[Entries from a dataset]
-- begin --

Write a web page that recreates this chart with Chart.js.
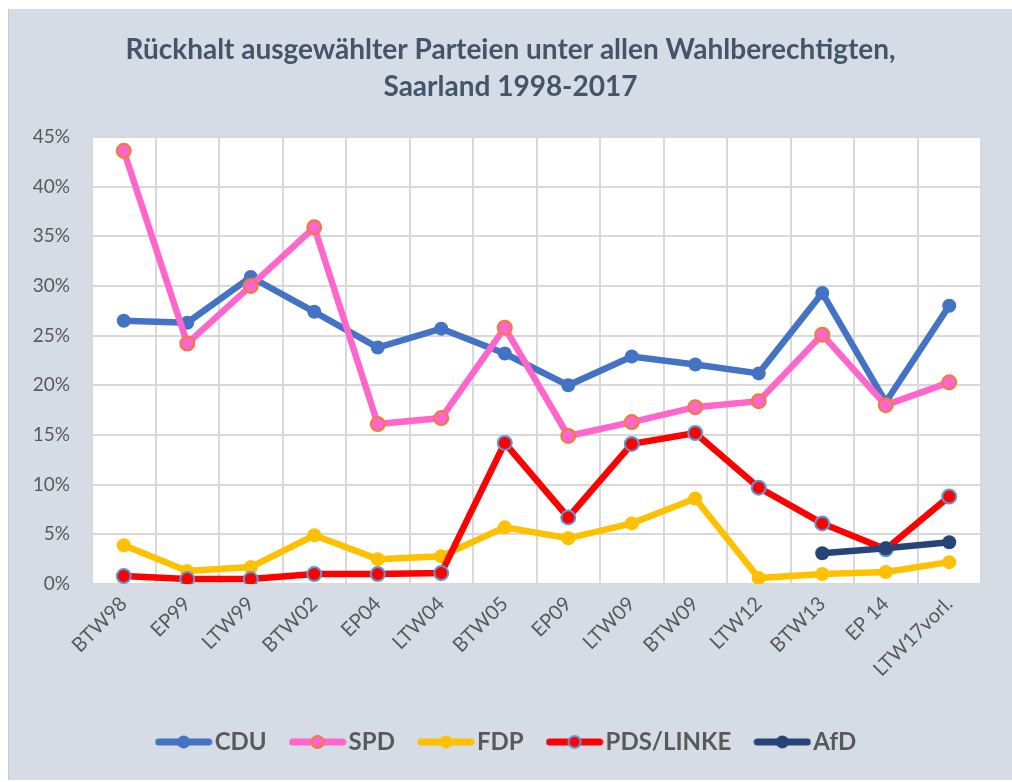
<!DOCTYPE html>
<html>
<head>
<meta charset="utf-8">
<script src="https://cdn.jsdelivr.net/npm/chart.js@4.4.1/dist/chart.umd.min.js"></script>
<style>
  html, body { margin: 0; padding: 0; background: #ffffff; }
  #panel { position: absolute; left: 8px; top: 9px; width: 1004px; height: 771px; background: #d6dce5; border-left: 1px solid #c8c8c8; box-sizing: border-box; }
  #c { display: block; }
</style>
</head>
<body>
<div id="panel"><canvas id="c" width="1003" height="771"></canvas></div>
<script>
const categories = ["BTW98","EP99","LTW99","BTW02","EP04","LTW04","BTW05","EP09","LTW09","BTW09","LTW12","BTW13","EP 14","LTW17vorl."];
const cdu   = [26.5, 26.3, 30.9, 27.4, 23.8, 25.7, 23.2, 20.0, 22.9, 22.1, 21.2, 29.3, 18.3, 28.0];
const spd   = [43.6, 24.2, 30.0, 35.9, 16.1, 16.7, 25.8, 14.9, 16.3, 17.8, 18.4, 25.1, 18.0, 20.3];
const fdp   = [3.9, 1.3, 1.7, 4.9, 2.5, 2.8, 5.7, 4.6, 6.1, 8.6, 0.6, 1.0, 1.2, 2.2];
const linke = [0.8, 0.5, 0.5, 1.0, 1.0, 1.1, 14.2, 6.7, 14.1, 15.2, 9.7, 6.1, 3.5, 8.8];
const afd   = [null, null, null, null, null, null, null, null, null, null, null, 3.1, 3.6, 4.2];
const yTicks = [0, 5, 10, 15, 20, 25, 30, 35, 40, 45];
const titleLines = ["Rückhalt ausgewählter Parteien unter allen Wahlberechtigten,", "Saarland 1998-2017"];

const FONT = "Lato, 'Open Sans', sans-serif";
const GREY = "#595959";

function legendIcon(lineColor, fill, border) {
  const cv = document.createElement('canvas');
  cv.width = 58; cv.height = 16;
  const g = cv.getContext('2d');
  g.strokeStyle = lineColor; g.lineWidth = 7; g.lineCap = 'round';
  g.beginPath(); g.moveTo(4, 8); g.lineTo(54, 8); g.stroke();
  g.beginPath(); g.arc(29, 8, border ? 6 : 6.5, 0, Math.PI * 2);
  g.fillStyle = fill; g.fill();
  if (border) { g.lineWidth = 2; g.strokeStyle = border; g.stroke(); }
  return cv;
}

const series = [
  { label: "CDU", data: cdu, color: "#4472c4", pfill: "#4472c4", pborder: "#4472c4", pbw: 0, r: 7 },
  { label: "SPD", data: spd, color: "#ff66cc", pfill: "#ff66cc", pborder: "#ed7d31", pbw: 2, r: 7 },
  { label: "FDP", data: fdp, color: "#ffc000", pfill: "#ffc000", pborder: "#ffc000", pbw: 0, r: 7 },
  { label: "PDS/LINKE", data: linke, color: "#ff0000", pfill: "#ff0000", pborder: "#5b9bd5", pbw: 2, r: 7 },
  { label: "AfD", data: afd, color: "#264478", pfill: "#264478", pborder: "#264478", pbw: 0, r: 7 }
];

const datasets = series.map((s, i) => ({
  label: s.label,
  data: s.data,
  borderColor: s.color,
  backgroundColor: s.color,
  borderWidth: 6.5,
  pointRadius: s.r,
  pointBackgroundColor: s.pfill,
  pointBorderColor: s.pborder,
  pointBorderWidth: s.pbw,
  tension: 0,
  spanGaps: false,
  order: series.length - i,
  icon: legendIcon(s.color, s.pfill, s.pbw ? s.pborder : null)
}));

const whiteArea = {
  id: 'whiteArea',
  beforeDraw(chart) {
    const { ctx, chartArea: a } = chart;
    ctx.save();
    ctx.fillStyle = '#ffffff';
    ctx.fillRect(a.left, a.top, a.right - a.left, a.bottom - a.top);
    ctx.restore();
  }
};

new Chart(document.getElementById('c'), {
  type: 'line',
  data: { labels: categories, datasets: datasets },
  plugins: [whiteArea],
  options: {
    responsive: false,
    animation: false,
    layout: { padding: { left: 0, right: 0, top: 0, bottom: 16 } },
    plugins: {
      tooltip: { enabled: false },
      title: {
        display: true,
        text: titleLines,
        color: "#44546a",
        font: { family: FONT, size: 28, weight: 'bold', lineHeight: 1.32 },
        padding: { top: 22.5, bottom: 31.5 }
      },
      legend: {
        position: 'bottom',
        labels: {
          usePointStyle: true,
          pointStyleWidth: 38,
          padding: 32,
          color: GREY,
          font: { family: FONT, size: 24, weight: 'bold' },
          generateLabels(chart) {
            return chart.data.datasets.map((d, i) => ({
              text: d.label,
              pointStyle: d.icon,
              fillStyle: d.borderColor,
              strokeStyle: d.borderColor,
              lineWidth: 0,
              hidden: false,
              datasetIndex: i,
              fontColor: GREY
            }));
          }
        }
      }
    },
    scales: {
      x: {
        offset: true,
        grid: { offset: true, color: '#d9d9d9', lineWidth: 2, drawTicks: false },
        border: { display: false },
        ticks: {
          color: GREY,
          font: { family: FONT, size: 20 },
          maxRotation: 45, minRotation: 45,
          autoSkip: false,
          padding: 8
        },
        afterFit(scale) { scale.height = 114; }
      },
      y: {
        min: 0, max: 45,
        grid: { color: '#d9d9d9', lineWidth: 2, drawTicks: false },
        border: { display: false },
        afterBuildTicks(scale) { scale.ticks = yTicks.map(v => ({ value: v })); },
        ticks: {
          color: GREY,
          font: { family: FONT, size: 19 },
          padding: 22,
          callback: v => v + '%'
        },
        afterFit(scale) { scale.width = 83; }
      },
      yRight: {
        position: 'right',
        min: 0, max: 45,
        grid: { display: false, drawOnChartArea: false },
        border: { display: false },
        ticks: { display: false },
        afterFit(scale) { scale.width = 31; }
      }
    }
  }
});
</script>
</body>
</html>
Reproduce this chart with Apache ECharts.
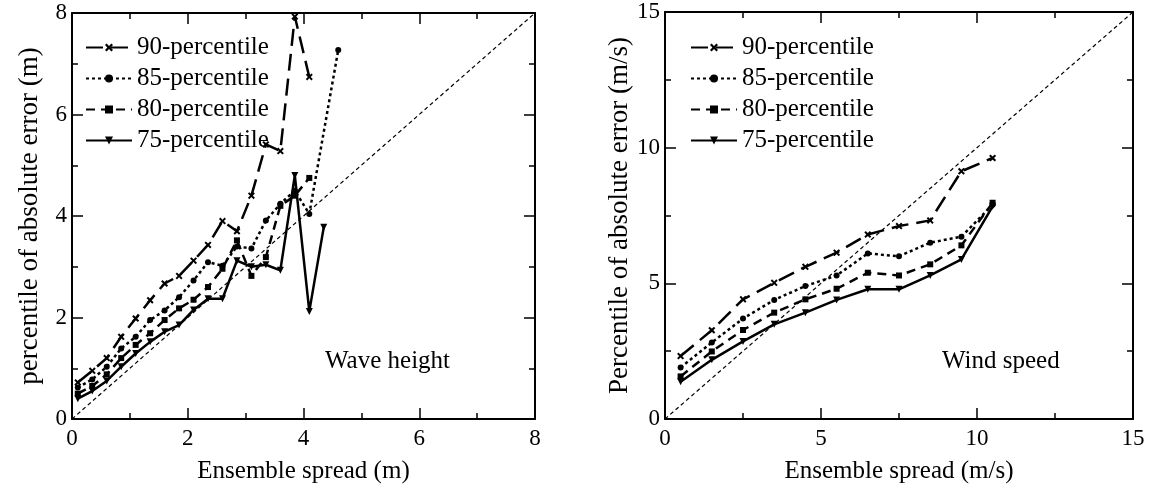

-- end --

## Required work
Omit every picture, then repeat the remaining data exactly as it appears above.

## Exercise response
Write a web page that recreates this chart with Chart.js.
<!DOCTYPE html>
<html>
<head>
<meta charset="utf-8">
<script src="https://cdn.jsdelivr.net/npm/chart.js@4.4.1/dist/chart.umd.min.js"></script>
<style>
  html, body { margin: 0; padding: 0; background: #ffffff; }
  #panel { position: absolute; left: 8px; top: 9px; width: 1004px; height: 771px; background: #d6dce5; border-left: 1px solid #c8c8c8; box-sizing: border-box; }
  #c { display: block; }
</style>
</head>
<body>
<div id="panel"><canvas id="c" width="1003" height="771"></canvas></div>
<script>
const categories = ["BTW98","EP99","LTW99","BTW02","EP04","LTW04","BTW05","EP09","LTW09","BTW09","LTW12","BTW13","EP 14","LTW17vorl."];
const cdu   = [26.5, 26.3, 30.9, 27.4, 23.8, 25.7, 23.2, 20.0, 22.9, 22.1, 21.2, 29.3, 18.3, 28.0];
const spd   = [43.6, 24.2, 30.0, 35.9, 16.1, 16.7, 25.8, 14.9, 16.3, 17.8, 18.4, 25.1, 18.0, 20.3];
const fdp   = [3.9, 1.3, 1.7, 4.9, 2.5, 2.8, 5.7, 4.6, 6.1, 8.6, 0.6, 1.0, 1.2, 2.2];
const linke = [0.8, 0.5, 0.5, 1.0, 1.0, 1.1, 14.2, 6.7, 14.1, 15.2, 9.7, 6.1, 3.5, 8.8];
const afd   = [null, null, null, null, null, null, null, null, null, null, null, 3.1, 3.6, 4.2];
const yTicks = [0, 5, 10, 15, 20, 25, 30, 35, 40, 45];
const titleLines = ["Rückhalt ausgewählter Parteien unter allen Wahlberechtigten,", "Saarland 1998-2017"];

const FONT = "Lato, 'Open Sans', sans-serif";
const GREY = "#595959";

function legendIcon(lineColor, fill, border) {
  const cv = document.createElement('canvas');
  cv.width = 58; cv.height = 16;
  const g = cv.getContext('2d');
  g.strokeStyle = lineColor; g.lineWidth = 7; g.lineCap = 'round';
  g.beginPath(); g.moveTo(4, 8); g.lineTo(54, 8); g.stroke();
  g.beginPath(); g.arc(29, 8, border ? 6 : 6.5, 0, Math.PI * 2);
  g.fillStyle = fill; g.fill();
  if (border) { g.lineWidth = 2; g.strokeStyle = border; g.stroke(); }
  return cv;
}

const series = [
  { label: "CDU", data: cdu, color: "#4472c4", pfill: "#4472c4", pborder: "#4472c4", pbw: 0, r: 7 },
  { label: "SPD", data: spd, color: "#ff66cc", pfill: "#ff66cc", pborder: "#ed7d31", pbw: 2, r: 7 },
  { label: "FDP", data: fdp, color: "#ffc000", pfill: "#ffc000", pborder: "#ffc000", pbw: 0, r: 7 },
  { label: "PDS/LINKE", data: linke, color: "#ff0000", pfill: "#ff0000", pborder: "#5b9bd5", pbw: 2, r: 7 },
  { label: "AfD", data: afd, color: "#264478", pfill: "#264478", pborder: "#264478", pbw: 0, r: 7 }
];

const datasets = series.map((s, i) => ({
  label: s.label,
  data: s.data,
  borderColor: s.color,
  backgroundColor: s.color,
  borderWidth: 6.5,
  pointRadius: s.r,
  pointBackgroundColor: s.pfill,
  pointBorderColor: s.pborder,
  pointBorderWidth: s.pbw,
  tension: 0,
  spanGaps: false,
  order: series.length - i,
  icon: legendIcon(s.color, s.pfill, s.pbw ? s.pborder : null)
}));

const whiteArea = {
  id: 'whiteArea',
  beforeDraw(chart) {
    const { ctx, chartArea: a } = chart;
    ctx.save();
    ctx.fillStyle = '#ffffff';
    ctx.fillRect(a.left, a.top, a.right - a.left, a.bottom - a.top);
    ctx.restore();
  }
};

new Chart(document.getElementById('c'), {
  type: 'line',
  data: { labels: categories, datasets: datasets },
  plugins: [whiteArea],
  options: {
    responsive: false,
    animation: false,
    layout: { padding: { left: 0, right: 0, top: 0, bottom: 16 } },
    plugins: {
      tooltip: { enabled: false },
      title: {
        display: true,
        text: titleLines,
        color: "#44546a",
        font: { family: FONT, size: 28, weight: 'bold', lineHeight: 1.32 },
        padding: { top: 22.5, bottom: 31.5 }
      },
      legend: {
        position: 'bottom',
        labels: {
          usePointStyle: true,
          pointStyleWidth: 38,
          padding: 32,
          color: GREY,
          font: { family: FONT, size: 24, weight: 'bold' },
          generateLabels(chart) {
            return chart.data.datasets.map((d, i) => ({
              text: d.label,
              pointStyle: d.icon,
              fillStyle: d.borderColor,
              strokeStyle: d.borderColor,
              lineWidth: 0,
              hidden: false,
              datasetIndex: i,
              fontColor: GREY
            }));
          }
        }
      }
    },
    scales: {
      x: {
        offset: true,
        grid: { offset: true, color: '#d9d9d9', lineWidth: 2, drawTicks: false },
        border: { display: false },
        ticks: {
          color: GREY,
          font: { family: FONT, size: 20 },
          maxRotation: 45, minRotation: 45,
          autoSkip: false,
          padding: 8
        },
        afterFit(scale) { scale.height = 114; }
      },
      y: {
        min: 0, max: 45,
        grid: { color: '#d9d9d9', lineWidth: 2, drawTicks: false },
        border: { display: false },
        afterBuildTicks(scale) { scale.ticks = yTicks.map(v => ({ value: v })); },
        ticks: {
          color: GREY,
          font: { family: FONT, size: 19 },
          padding: 22,
          callback: v => v + '%'
        },
        afterFit(scale) { scale.width = 83; }
      },
      yRight: {
        position: 'right',
        min: 0, max: 45,
        grid: { display: false, drawOnChartArea: false },
        border: { display: false },
        ticks: { display: false },
        afterFit(scale) { scale.width = 31; }
      }
    }
  }
});
</script>
</body>
</html>
Reproduce this chart with Apache ECharts.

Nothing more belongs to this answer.